Relative to Talking Green: Autopsying the Economics Myth is another essay entitled Looking Behind Environmental Pollution which is placed three essays earlier in the book. In this essay the writer very interestingly relates the present day environmental movement with the movement of feminism. I quote a few lines from the essay:
“This branch of study (environmental and ecological study) came into existence due to a major social upsurge of the 20th century ? the feminist movement. This movement facilitated a wide range of investigations of the human history from strictly feminine perspectives. . . This connection opened up a fresh field of academic learning which is called female ecology or ecofeminism.”
He further goes on to say that,
“. . . exploitation of woman and nature has gone hand-in-hand ever since patriarchal form of social structure took firm roots about 4500 years ago.”
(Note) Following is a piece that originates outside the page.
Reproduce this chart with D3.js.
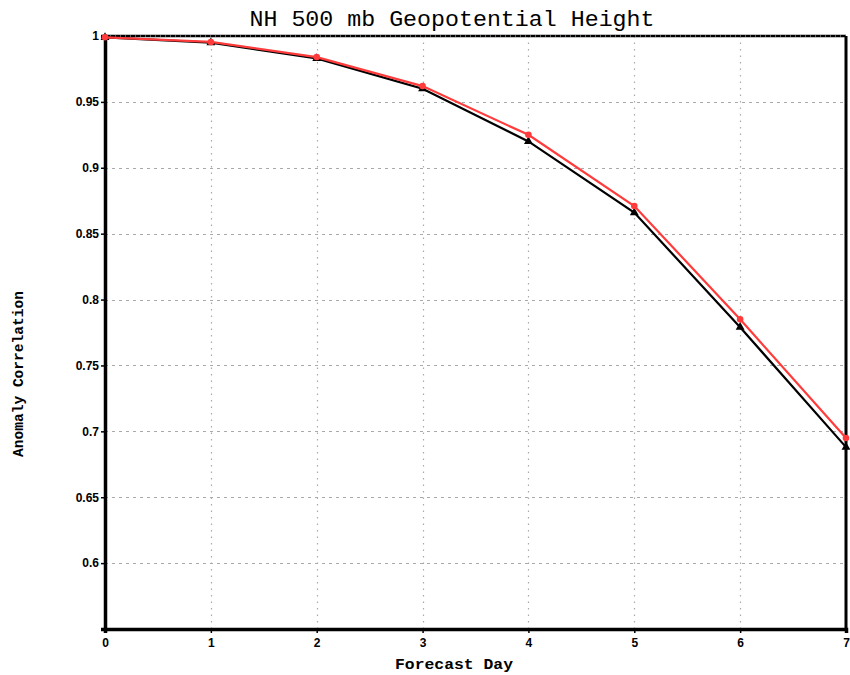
<!DOCTYPE html>
<html lang="en">
<head>
<meta charset="UTF-8">
<title>NH 500 mb Geopotential Height</title>
<script src="https://d3js.org/d3.v7.min.js"></script>
<style>
  body { margin: 0; background: #fff; }
</style>
</head>
<body>
<svg id="main" width="850" height="675"></svg>
<script>
    // data
    let days = [0, 1, 2, 3, 4, 5, 6, 7];
    let blackSeries = [0.999, 0.995, 0.983, 0.960, 0.920, 0.866, 0.779, 0.688];
    let redSeries = [0.999, 0.9955, 0.984, 0.962, 0.925, 0.871, 0.785, 0.695];
    let yTicks = [0.6, 0.65, 0.7, 0.75, 0.8, 0.85, 0.9, 0.95, 1];
    let yTickLabels = ['0.6', '0.65', '0.7', '0.75', '0.8', '0.85', '0.9', '0.95', '1'];

    let svg = d3.select('#main');
    let margins = {left: 105, right: 4, top: 36, bottom: 46};
    let W = 850, H = 675;

    let xScale = d3.scaleLinear().domain([0, 7]).range([margins.left, W - margins.right]);
    let yScale = d3.scaleLinear().domain([0.55, 1]).range([H - margins.bottom, margins.top]);

    // grid
    let grid = svg.append('g').attr('stroke', '#aaa').attr('stroke-width', 1.2);
    grid.selectAll('line.h')
        .data(yTicks.slice(0, -1))
        .enter().append('line')
        .attr('x1', margins.left).attr('x2', W - margins.right)
        .attr('y1', d => Math.round(yScale(d)) + 0.5).attr('y2', d => Math.round(yScale(d)) + 0.5)
        .attr('stroke-dasharray', '3,4');
    grid.selectAll('line.v')
        .data(days.slice(1, -1))
        .enter().append('line')
        .attr('x1', d => Math.round(xScale(d)) + 0.5).attr('x2', d => Math.round(xScale(d)) + 0.5)
        .attr('y1', margins.top).attr('y2', H - margins.bottom)
        .attr('stroke-dasharray', '1.5,5');

    // frame: top and right
    svg.append('line')
        .attr('x1', margins.left).attr('x2', W - margins.right)
        .attr('y1', margins.top).attr('y2', margins.top)
        .attr('stroke', '#000').attr('stroke-width', 2.5);
    svg.append('line')
        .attr('x1', margins.left).attr('x2', W - margins.right)
        .attr('y1', margins.top).attr('y2', margins.top)
        .attr('stroke', '#bbb').attr('stroke-width', 1).attr('stroke-dasharray', '1,4');
    svg.append('line')
        .attr('x1', W - margins.right).attr('x2', W - margins.right)
        .attr('y1', margins.top).attr('y2', H - margins.bottom)
        .attr('stroke', '#000').attr('stroke-width', 3);

    // axes
    let xAxis = d3.axisBottom(xScale).tickValues(days).tickSize(4).tickFormat(d3.format('d'));
    let yAxis = d3.axisLeft(yScale).tickValues(yTicks).tickSize(4)
        .tickFormat((d, i) => yTickLabels[i]);

    let gx = svg.append('g')
        .attr('transform', 'translate(0,' + (H - margins.bottom) + ')')
        .call(xAxis);
    let gy = svg.append('g')
        .attr('transform', 'translate(' + margins.left + ',0)')
        .call(yAxis);
    [gx, gy].forEach(function (g) {
        g.select('.domain').attr('stroke', '#000').attr('stroke-width', 3.5);
        g.selectAll('.tick line').attr('stroke', '#000').attr('stroke-width', 1.5);
        g.selectAll('.tick text')
            .attr('fill', '#000')
            .style('font-family', 'Liberation Sans, Arial, sans-serif')
            .style('font-weight', 'bold')
            .style('font-size', '12px');
    });
    gx.selectAll('.tick text').attr('y', 9);
    gy.selectAll('.tick text').attr('x', -6);

    // lines
    let line = d3.line()
        .x((d, i) => xScale(days[i]))
        .y(d => yScale(d));
    let series = [
        {values: blackSeries, color: '#000000', shape: d3.symbolTriangle},
        {values: redSeries, color: '#ff3b3b', shape: d3.symbolCircle}
    ];
    series.forEach(function (s) {
        svg.append('path')
            .datum(s.values)
            .attr('d', line)
            .attr('fill', 'none')
            .attr('stroke', s.color)
            .attr('stroke-width', 2.2);
        svg.append('g').selectAll('path')
            .data(s.values)
            .enter().append('path')
            .attr('d', d3.symbol().type(s.shape).size(34))
            .attr('transform', (d, i) => 'translate(' + xScale(days[i]) + ',' + yScale(d) + ')')
            .attr('fill', s.color);
    });

    // titles
    svg.append('text')
        .attr('x', 452).attr('y', 26)
        .attr('text-anchor', 'middle')
        .attr('textLength', 405)
        .attr('lengthAdjust', 'spacingAndGlyphs')
        .style('font-family', 'Liberation Mono, Courier New, monospace')
        .style('font-size', '22px')
        .text('NH 500 mb Geopotential Height');
    svg.append('text')
        .attr('x', 454).attr('y', 669)
        .attr('text-anchor', 'middle')
        .attr('textLength', 118)
        .attr('lengthAdjust', 'spacingAndGlyphs')
        .style('font-family', 'Liberation Mono, Courier New, monospace')
        .style('font-weight', 'bold')
        .style('font-size', '14px')
        .text('Forecast Day');
    svg.append('text')
        .attr('transform', 'translate(23,374) rotate(-90)')
        .attr('text-anchor', 'middle')
        .attr('textLength', 166)
        .attr('lengthAdjust', 'spacingAndGlyphs')
        .style('font-family', 'Liberation Mono, Courier New, monospace')
        .style('font-weight', 'bold')
        .style('font-size', '14px')
        .text('Anomaly Correlation');
</script>
</body>
</html>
It is, indeed, the “machoism” that, through the ages, grew into, and was established as patriarchal form of society in almost every corner of the human world. This discourse has been elaborately discussed in the title essay. But before I say something about that, I just want to mention here the title of another essay equally relating to the environmental and ecological discourse. This essay is titled as Bio-diversity: Nature’s Magnum Opus. Is there any greater artist or poet than Nature who has created such an incomparable and mystical yet simple magnum opus called Bio-diversity?